4. The power supply system of claim 3, wherein the first switch unit is a normally open contact; and the first switch unit is controlled by the first winding unit when the first winding unit is powered on.

5. The power supply system of claim 4, wherein the second switch unit is a normally closed contact; and the second switch unit is controlled by the second winding unit when the second winding unit is powered on.

6. The power supply system of claim 5, wherein the DC voltage is +24V.

7. The power supply system of claim 6, wherein when the second switch is switched off, the second winding unit is powered off; the second switch unit is adapted to keep a normally closed state; the first switch is switched on; the first winding unit is powered on; the first switch unit is adapted to change from a normally open state to a normally closed state; the at least one light emitting unit is powered on; and the at least one light emitting unit is adapted to emit light.

8. The power supply system of claim 7, wherein when the second switch is switched on, the second winding unit is powered on; the second switch unit is adapted to change from the normally closed state to a normally open state; the first winding unit is powered off; the first switch unit is adapted to change from the normally closed state to the normally open state; the at least one light emitting unit is powered off; and the at lest one light emitting unit does not emit light.

9. A power supply system comprising:

an illumination circuit adapted to receive an AC voltage; the illumination circuit comprising a first switch unit and at least one light emitting unit; and

a control circuit adapted to receive a DC voltage; the control circuit comprising a first winding unit, a second switch unit, a first switch, a second winding unit, and a second switch; a first terminal of the first winding unit is electrically connected to receive the DC voltage via the second switch unit and the first switch electrically connected in series; a second terminal of the first winding unit is grounded; a first terminal of the second winding unit is electrically connected to receive the DC voltage via the second switch; and a second terminal of the second winding unit is grounded.
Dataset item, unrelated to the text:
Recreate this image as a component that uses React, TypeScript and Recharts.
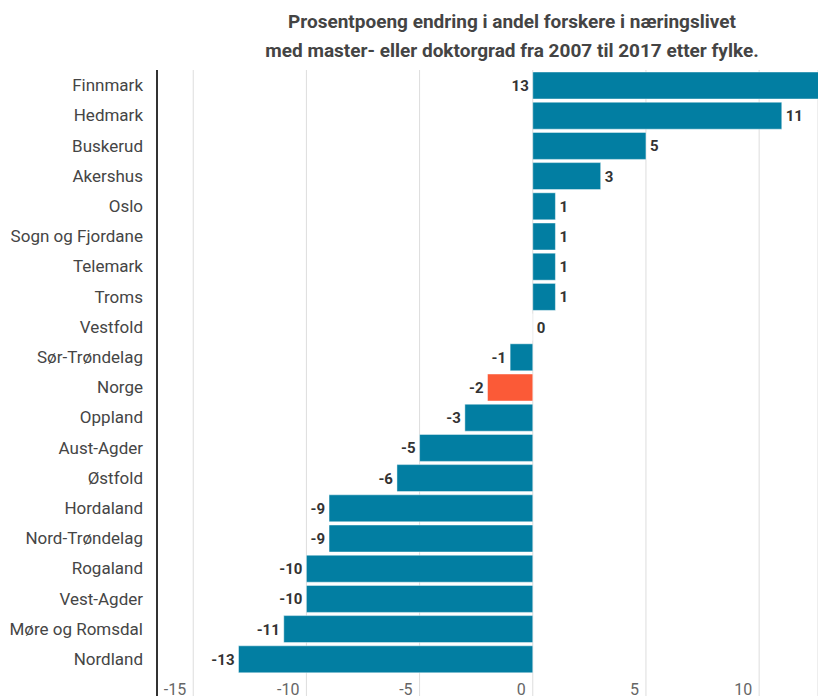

10. The power supply system of claim 9, wherein the AC Voltage comprises a live wire output terminal and a neutral wire output terminal; a first terminal of the at least one light emitting unit is electrically connected to the live wire output terminal via the first switch unit; and a second terminal of the at least one light emitting unit is electrically connected to the neutral wire output terminal.

11. The power supply system of claim 10, wherein the first switch unit is a normally open contact; and the first switch unit is controlled by the first winding unit when the first winding unit is powered on.

12. The power supply system of claim 11, wherein the second switch unit is a normally closed contact; and the second switch unit is controlled by the second winding unit when the second winding unit is powered on.

13. The power supply system of claim 12, wherein the DC voltage is +24V.

14. The power supply system of claim 13, wherein when the second switch is switched off, the second winding unit is powered off; the second switch unit is adapted to keep a normally closed state; the first switch is switched on; the first winding unit is powered on; the first switch unit is adapted to change from a normally open state to a normally closed state; the at least one light emitting unit is powered on; and the least one light emitting unit is adapted to emit light.

15. The power supply system of claim 14, wherein when the second switch is switched on, the second winding unit is powered on; the second switch unit is adapted to change from the normally closed state to a normally open state; the first winding unit is powered off; the first switch unit is adapted to change from the normally closed state to the normally open state; the at least one light emitting unit is powered off; and the at least one light emitting unit does not emit light.